West Texas Intermediate futures were little changed after advancing 5.1 percent last week. Rigs targeting crude fell by seven to 749, according to data Friday from Baker Hughes. Drillers haven’t added any new machines during the past five weeks, capping in August the first monthly drop since May 2016. The third hurricane this month is tracking toward the Caribbean and strengthening along the way.
While oil has rebounded this month and pushed above $50 a barrel last week, prices have struggled to hold at those levels this year as rising U.S. output stifles supply curbs led by members of the Organization of Petroleum Exporting Countries. However, insufficient new investment in production is stoking the risk of tighter supply, according to the International Energy Agency, which last week raised its 2017 demand-growth forecast.

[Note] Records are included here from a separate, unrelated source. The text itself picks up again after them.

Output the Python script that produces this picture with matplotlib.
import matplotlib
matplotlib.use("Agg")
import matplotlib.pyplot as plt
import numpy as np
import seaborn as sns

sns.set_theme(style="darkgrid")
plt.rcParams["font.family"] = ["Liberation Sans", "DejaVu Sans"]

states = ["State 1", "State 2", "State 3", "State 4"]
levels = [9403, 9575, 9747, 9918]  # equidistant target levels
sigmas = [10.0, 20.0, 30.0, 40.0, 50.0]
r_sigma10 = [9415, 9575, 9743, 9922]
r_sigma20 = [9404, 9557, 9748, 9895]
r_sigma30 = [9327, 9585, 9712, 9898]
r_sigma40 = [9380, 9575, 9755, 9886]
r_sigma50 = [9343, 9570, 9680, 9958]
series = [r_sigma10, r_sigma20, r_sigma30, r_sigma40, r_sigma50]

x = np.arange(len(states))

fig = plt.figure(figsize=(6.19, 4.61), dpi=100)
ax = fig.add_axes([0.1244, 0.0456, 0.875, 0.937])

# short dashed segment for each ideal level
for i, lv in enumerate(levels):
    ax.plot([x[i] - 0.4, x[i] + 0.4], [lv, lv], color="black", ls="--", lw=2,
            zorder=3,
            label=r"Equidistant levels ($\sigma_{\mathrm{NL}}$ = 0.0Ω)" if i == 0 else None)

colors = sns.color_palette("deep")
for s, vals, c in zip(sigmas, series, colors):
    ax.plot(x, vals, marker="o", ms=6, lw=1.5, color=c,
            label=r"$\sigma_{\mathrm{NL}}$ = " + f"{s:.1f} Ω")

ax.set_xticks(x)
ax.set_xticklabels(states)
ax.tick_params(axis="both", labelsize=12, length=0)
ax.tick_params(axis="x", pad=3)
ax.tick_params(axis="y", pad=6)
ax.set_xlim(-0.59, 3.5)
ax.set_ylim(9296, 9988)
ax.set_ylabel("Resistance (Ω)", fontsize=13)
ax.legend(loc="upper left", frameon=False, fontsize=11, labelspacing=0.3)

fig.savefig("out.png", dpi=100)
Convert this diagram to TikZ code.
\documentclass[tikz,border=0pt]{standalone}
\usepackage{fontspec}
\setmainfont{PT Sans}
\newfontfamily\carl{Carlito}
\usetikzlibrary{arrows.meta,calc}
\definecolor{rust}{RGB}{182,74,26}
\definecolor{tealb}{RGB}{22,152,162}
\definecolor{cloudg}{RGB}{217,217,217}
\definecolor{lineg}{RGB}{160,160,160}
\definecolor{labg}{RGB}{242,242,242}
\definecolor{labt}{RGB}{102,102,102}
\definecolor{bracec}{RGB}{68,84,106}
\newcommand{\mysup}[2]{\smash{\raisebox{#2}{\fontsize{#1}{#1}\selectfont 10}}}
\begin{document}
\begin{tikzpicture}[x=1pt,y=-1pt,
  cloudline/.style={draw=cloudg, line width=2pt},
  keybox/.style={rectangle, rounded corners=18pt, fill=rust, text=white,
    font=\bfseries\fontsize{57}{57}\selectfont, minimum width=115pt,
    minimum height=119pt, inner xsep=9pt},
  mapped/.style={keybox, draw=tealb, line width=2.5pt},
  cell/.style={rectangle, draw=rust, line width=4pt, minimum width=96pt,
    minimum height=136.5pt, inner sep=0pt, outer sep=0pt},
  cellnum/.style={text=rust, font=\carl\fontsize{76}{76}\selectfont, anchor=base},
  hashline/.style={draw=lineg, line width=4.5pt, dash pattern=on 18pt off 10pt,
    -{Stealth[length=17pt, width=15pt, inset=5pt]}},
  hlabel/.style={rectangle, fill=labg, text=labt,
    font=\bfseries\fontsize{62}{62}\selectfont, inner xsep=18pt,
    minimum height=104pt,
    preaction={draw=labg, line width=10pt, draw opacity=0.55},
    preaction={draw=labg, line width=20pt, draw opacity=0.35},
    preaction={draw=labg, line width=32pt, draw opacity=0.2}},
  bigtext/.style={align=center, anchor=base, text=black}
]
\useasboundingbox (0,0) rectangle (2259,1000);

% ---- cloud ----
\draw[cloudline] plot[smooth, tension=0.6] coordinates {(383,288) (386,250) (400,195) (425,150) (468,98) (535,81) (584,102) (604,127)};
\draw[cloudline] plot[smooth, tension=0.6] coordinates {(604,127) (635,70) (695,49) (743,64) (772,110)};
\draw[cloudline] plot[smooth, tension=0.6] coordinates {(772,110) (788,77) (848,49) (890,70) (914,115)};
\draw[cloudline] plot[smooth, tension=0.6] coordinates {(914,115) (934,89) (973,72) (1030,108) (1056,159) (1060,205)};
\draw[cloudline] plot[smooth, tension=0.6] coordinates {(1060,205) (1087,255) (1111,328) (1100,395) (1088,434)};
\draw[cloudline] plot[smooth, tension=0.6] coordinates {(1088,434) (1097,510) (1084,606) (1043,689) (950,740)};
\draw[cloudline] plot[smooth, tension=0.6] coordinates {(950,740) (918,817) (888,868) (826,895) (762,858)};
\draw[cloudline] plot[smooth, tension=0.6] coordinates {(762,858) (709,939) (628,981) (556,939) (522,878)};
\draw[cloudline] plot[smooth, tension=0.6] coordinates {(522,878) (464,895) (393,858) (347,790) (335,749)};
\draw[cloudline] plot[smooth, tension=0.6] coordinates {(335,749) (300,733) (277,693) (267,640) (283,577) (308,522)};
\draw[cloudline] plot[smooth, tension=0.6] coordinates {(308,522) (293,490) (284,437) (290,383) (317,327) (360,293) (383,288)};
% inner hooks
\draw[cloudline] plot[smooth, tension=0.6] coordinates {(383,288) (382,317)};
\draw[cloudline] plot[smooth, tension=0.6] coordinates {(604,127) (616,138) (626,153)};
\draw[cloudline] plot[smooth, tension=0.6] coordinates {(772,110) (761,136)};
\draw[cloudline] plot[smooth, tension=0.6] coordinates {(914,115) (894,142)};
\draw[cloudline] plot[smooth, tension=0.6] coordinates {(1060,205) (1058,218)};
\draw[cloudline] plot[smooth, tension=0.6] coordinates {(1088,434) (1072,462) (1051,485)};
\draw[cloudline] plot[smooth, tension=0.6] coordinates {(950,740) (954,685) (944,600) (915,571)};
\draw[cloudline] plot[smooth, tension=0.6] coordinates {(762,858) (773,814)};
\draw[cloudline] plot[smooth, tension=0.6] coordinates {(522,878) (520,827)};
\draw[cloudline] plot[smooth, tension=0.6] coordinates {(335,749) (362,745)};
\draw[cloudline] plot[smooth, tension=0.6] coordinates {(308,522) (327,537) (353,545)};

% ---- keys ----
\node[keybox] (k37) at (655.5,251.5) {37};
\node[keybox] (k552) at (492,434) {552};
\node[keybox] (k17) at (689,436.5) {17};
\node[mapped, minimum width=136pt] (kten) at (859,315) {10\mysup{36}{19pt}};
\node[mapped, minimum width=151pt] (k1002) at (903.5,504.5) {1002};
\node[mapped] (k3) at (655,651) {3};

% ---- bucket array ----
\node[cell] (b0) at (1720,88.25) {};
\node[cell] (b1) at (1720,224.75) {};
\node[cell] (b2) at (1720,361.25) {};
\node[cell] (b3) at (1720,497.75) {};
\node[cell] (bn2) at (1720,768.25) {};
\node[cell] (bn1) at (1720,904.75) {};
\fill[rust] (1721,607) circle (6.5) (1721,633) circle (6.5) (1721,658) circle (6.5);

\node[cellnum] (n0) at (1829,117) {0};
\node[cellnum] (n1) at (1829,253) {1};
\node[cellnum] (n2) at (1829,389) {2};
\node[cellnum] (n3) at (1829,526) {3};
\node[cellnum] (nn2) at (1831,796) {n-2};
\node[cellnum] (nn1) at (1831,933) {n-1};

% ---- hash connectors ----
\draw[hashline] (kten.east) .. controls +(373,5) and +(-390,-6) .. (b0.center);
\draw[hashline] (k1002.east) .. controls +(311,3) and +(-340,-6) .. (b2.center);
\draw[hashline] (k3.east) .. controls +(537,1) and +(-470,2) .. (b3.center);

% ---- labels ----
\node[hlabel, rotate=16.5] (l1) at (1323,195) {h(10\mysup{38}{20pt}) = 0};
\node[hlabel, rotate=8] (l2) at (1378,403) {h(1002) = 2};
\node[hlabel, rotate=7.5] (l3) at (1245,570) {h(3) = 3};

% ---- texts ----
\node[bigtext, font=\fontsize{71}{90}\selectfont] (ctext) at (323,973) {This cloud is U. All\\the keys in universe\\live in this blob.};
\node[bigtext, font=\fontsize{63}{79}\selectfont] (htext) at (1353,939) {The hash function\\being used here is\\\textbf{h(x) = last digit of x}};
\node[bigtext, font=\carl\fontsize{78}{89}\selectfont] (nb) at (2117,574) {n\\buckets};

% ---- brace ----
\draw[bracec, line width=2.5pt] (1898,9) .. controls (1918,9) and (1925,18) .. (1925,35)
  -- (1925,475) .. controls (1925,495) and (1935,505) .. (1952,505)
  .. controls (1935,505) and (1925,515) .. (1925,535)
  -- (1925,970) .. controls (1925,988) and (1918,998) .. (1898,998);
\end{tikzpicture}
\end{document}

“The U.S. oil rig count, a key indicator for trader sentiment, exhibited a rather large weekly decline,” said analysts at consultants JBC Energy GmbH in Vienna. “At least in the short term, this dynamic should help protect the downside to crude prices. The more pressing question may be how much higher prices can climb before the gravitational forces of global supply and demand can start to form an upper limit.”
West Texas Intermediate for October delivery rose as much as 44 cents, or 0.9 percent, to $50.33 a barrel on the New York Mercantile Exchange, and traded for $49.91 at 10:43 a.m. London time. On Sept. 14, it reached $50.50, the highest since May 25. Total volume traded was about 26 percent below the 100-day average.
Brent for November settlement added 4 cents to $55.66 a barrel on the London-based ICE Futures Europe exchange. Prices rose 3.4 percent last week. The global benchmark crude traded at a premium of $5.15 to November WTI.